Task objective: Quote the listing below word for word, stopping after the line that contains "canopy cover by".

=-=-=-=-=

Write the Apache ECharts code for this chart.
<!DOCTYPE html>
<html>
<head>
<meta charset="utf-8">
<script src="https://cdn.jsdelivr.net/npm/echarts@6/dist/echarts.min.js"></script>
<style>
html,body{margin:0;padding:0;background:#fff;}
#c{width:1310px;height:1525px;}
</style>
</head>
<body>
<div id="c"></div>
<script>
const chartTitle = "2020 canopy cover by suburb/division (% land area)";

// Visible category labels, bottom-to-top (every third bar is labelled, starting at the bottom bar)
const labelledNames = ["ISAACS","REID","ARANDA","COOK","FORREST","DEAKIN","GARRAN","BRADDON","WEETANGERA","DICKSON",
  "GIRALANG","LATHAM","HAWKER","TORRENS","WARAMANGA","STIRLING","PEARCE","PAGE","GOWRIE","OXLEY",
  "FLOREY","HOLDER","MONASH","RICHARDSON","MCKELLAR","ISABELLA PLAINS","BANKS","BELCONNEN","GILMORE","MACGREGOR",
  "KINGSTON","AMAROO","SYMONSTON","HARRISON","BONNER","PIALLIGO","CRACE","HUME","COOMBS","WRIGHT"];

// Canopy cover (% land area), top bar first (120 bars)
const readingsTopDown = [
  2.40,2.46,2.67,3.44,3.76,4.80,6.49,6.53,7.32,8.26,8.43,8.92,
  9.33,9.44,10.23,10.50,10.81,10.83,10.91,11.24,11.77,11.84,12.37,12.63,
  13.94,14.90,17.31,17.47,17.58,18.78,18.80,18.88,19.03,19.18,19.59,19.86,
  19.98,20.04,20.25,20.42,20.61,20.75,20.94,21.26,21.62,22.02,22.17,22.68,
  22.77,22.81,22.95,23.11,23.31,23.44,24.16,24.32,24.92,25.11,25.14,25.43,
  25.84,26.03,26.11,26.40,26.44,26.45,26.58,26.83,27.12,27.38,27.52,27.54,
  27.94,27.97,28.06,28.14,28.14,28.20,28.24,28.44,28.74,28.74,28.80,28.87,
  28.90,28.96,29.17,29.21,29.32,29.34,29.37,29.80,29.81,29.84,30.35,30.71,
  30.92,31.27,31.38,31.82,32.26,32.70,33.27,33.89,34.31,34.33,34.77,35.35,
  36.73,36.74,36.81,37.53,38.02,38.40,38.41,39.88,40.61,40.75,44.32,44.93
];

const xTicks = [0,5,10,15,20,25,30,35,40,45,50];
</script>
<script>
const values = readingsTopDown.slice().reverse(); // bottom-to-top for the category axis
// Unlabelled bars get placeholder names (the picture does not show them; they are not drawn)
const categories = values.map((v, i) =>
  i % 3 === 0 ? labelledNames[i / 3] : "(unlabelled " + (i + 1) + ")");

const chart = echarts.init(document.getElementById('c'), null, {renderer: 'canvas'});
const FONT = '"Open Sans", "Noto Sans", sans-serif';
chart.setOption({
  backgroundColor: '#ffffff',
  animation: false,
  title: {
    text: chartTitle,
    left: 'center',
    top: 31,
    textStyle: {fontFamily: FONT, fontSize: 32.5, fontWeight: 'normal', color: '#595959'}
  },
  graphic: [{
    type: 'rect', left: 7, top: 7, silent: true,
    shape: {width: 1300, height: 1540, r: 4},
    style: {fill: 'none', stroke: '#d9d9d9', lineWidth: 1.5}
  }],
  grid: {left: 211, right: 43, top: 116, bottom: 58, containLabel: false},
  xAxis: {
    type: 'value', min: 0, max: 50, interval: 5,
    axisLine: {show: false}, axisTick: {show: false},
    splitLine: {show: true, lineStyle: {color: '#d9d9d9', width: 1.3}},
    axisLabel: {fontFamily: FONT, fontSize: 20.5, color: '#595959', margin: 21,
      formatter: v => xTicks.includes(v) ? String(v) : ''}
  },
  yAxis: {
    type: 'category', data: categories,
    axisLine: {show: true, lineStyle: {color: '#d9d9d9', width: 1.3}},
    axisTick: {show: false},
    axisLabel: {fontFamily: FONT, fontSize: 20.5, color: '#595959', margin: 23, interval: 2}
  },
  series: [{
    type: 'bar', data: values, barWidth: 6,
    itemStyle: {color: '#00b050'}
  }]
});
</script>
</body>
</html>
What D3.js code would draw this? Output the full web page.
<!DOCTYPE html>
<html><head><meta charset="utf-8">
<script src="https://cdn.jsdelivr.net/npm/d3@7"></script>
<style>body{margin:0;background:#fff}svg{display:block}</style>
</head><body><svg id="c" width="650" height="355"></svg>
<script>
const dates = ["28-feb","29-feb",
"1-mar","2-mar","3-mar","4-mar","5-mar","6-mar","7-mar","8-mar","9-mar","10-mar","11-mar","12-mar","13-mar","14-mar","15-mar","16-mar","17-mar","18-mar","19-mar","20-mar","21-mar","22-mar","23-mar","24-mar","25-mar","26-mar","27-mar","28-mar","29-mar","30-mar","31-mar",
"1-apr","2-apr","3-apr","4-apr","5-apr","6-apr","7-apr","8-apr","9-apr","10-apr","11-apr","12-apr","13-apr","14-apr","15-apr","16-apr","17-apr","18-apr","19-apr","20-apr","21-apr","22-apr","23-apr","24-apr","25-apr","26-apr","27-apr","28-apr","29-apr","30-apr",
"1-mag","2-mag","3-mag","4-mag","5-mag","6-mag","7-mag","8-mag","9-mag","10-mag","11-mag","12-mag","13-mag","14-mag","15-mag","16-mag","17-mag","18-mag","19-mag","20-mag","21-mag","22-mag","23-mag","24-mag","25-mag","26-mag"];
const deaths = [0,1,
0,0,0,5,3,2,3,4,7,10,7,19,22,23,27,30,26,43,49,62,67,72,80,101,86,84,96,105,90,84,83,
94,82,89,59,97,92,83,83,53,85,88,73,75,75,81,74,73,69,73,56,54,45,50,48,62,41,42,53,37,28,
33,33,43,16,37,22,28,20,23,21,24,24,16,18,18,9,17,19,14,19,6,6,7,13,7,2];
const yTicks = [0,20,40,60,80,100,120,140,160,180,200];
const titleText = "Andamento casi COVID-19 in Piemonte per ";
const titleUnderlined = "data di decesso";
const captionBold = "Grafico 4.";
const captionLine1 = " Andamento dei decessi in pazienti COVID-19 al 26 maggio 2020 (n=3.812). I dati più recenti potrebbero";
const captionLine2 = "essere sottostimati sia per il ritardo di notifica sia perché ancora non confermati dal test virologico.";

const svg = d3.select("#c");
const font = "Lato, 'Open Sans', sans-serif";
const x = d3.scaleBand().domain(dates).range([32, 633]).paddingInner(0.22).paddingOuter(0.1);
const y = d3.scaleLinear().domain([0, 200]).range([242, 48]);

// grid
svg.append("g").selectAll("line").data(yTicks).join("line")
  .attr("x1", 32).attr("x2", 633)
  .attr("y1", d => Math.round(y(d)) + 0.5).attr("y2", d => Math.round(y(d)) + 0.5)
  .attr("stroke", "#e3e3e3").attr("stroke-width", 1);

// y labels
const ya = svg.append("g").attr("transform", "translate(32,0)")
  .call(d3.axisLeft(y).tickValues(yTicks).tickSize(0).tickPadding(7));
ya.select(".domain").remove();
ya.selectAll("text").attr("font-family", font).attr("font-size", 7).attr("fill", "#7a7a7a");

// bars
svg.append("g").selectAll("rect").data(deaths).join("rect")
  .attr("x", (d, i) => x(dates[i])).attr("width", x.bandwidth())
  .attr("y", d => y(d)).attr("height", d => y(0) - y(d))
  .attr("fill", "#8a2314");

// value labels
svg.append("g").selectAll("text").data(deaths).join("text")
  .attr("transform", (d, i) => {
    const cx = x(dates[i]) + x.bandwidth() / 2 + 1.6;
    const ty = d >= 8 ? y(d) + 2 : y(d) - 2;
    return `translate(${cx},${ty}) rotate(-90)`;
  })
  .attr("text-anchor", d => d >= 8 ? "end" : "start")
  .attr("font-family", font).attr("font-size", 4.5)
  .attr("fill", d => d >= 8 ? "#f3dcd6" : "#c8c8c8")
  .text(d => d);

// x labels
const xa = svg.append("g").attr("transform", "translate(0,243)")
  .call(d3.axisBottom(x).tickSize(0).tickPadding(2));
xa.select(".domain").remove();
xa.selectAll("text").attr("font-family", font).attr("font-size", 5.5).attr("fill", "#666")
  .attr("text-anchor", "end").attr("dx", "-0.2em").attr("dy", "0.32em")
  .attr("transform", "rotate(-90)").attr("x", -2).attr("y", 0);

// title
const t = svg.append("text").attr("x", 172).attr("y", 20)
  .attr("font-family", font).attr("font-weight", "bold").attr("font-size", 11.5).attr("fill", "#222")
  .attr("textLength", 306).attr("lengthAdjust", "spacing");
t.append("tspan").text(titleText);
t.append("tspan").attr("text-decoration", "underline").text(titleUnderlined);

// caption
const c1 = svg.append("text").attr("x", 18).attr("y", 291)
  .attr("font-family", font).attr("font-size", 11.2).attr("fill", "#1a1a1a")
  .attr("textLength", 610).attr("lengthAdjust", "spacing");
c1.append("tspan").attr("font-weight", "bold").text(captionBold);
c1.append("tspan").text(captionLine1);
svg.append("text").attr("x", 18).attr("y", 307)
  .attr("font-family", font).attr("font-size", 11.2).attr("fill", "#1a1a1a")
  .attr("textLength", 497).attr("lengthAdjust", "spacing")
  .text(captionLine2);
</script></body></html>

=-=-=-=-=

Exercise solution:
Write the Apache ECharts code for this chart.
<!DOCTYPE html>
<html>
<head>
<meta charset="utf-8">
<script src="https://cdn.jsdelivr.net/npm/echarts@6/dist/echarts.min.js"></script>
<style>
html,body{margin:0;padding:0;background:#fff;}
#c{width:1310px;height:1525px;}
</style>
</head>
<body>
<div id="c"></div>
<script>
const chartTitle = "2020 canopy cover by suburb/division (% land area)";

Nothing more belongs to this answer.